« Nous sommes en guerre » a dit le Président de la République. Les chiffres lui donnent raison : 800 000 emplois supprimés en quelques mois, 80 % de faillites supplémentaires attendues en 2020 selon l'Observatoire français des conjonctures économiques – OFCE – , déjà 80 % de plans sociaux en plus par rapport à 2019, une chute de 10 % du PIB, 130 000 nouveaux allocataires du RSA, une hausse de 30 % des demandes d'aide alimentaire et une jeunesse désemparée… Les chiffres donnent le vertige.
Le budget pour 2021 est donc l'un des plus importants depuis la crise de 2008 – ou plutôt il devrait l'être, au vu de la gravité de la situation.
Ce budget devrait être porteur d'espoir ; après examen, il n'inspire que de la déception : le Gouvernement et sa majorité inflexible sont restés enfermés dans leur dogmatisme, avec le risque de voir échouer un plan de relance qui pourrait créer davantage d'injustice qu'il n'en résorbe.
Je pense notamment à votre obstination concernant la baisse des impôts de production. En la faisant porter principalement sur la cotisation sur la valeur ajoutée des entreprises – CVAE – , vous en faites essentiellement bénéficier les grandes entreprises et non les TPE et PME, qui sont pourtant celles qui rencontrent les plus grandes difficultés de trésorerie et dont la survie est directement menacée par la crise économique.
Diminuer de la sorte les impôts de production ne saurait constituer une mesure de relance efficace, mais cet entêtement n'est pas une surprise. Cela fait plus de deux ans que vous militez en ce sens, et la crise sanitaire a donc bon dos ! Elle vous permet de mettre en oeuvre cette vieille lubie, qui ressemble davantage à un cheval de Troie néolibéral caché au sein du plan de relance qu'à une mesure empreinte d'efficacité et de justice.
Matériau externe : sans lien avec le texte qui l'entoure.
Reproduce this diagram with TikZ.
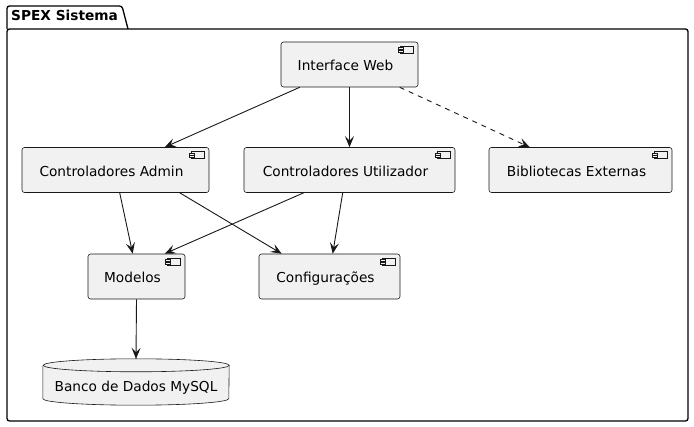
\documentclass[tikz,border=0pt]{standalone}
\usepackage{fontspec}
\setmainfont{DejaVu Sans}
\usepackage{tikz}
\usetikzlibrary{arrows.meta,calc,backgrounds}
\definecolor{boxfill}{HTML}{F1F1F1}
\definecolor{boxline}{HTML}{181818}
\tikzset{
	comp/.style= {
		draw=boxline, fill=boxfill, line width=0.6pt,
		rounded corners=2.5pt, inner sep=0,
		minimum height=45, text height=1.5em, text depth=0.25em,
		font=\fontsize{13.7}{16}\selectfont,
		execute at end node={\hspace*{8pt}} % room for the icon
	},
	dbtext/.style= {
		inner sep=0, minimum width=186, minimum height=46,
		text height=2.15em, text depth=0.25em,
		font=\fontsize{13.7}{16}\selectfont
	},
	dep/.style= {
		draw=boxline, line width=0.9pt,
		-{Stealth[length=11pt,width=9pt,inset=4.5pt]}
	},
	pkg/.style= {draw=black, line width=1.3pt, rounded corners=2.5pt}
}

\begin{document}
\begin{tikzpicture}[x=1pt,y=-1pt]
\useasboundingbox (0,0) rectangle (694,427);
% package frame
\draw[pkg] (7,29) -- (7,6) -- (122,6) -- (128,29);
\draw[pkg] (7,29) -- (688,29) -- (688,421) -- (7,421) -- cycle;
\node[anchor=base west, inner sep=0, font=\fontsize{13.7}{16}\selectfont\bfseries] (title) at (11,21) {SPEX Sistema};

% components
\node[comp, minimum width=137] (web) at (349.5,64.5) {Interface Web};
\node[comp, minimum width=187] (admin) at (115.5,170) {Controladores Admin};
\node[comp, minimum width=211] (util) at (349.5,170) {Controladores Utilizador};
\node[comp, minimum width=183] (bib) at (580.5,170) {Bibliotecas Externas};
\node[comp, minimum width=97] (modelos) at (136.5,276.5) {Modelos};
\node[comp, minimum width=141] (config) at (329.5,276.5) {Configurações};

% component icons
\foreach \n in {web,admin,util,bib,modelos,config}{%
	\draw[boxline, fill=boxfill, line width=0.5pt] ($(\n.north east)+(-18,4.5)$) rectangle ($(\n.north east)+(-5,11.5)$);
	\draw[boxline, fill=boxfill, line width=0.5pt] ($(\n.north east)+(-20.5,6)$) rectangle ($(\n.north east)+(-15.5,7.8)$);
	\draw[boxline, fill=boxfill, line width=0.5pt] ($(\n.north east)+(-20.5,8.5)$) rectangle ($(\n.north east)+(-15.5,10.3)$);
}

% database
\node[dbtext] (db) at (136,382) {Banco de Dados MySQL};
\begin{scope}[on background layer]
\draw[boxline, fill=boxfill, line width=0.6pt] ($(db.north west)+(0,6.5)$) -- ($(db.south west)+(0,-6.5)$)
	arc[start angle=180, end angle=360, x radius=93pt, y radius=6.5pt]
	-- ($(db.north east)+(0,6.5)$)
	arc[start angle=0, end angle=180, x radius=93pt, y radius=6.5pt];
\draw[boxline, line width=0.6pt] ($(db.north east)+(0,6.5)$)
	arc[start angle=0, end angle=-180, x radius=93pt, y radius=6.5pt];
\end{scope}

% dependencies
\draw[dep] ($(web.south west)+(19,0)$) -- ($(admin.north west)+(143,0)$);
\draw[dep] (web.south) -- (util.north);
\draw[dep, dash pattern=on 5pt off 5pt] ($(web.south west)+(119,0)$) -- ($(bib.north west)+(41,0)$);
\draw[dep] ($(admin.south west)+(98,0)$) -- ($(modelos.north west)+(45,0)$);
\draw[dep] ($(admin.south west)+(158,0)$) -- ($(config.north west)+(23,0)$);
\draw[dep] ($(util.south west)+(60,0)$) -- ($(modelos.north west)+(77,0)$);
\draw[dep] ($(util.south west)+(99,0)$) -- ($(config.north west)+(74,0)$);
\draw[dep] (modelos.south) -- (db.north);
\end{tikzpicture}
\end{document}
En vous obstinant aussi dans l'absence de contreparties sociales et écologiques à ces baisses d'impôts, comme le proposait le groupe Socialistes et apparenté, vous refusez de mettre le pays sur la voie d'une croissance soutenable, juste et responsable.
En matière de non-conditionnalité, nous avons eu le CICE, ou crédit d'impôt pour la compétitivité et l'emploi : on a payé pour voir, et on n'a presque rien vu ! Pourquoi réitérer nos erreurs ? Aucune contrepartie n'est demandée à cette baisse pérenne de 10 milliards d'euros. Vous aidez les entreprises les yeux fermés, sans conditions de sauvegarde de l'emploi, sans condition de non-redistribution des dividendes, sans vous assurer que les entreprises ne placent pas cet argent dans les paradis fiscaux.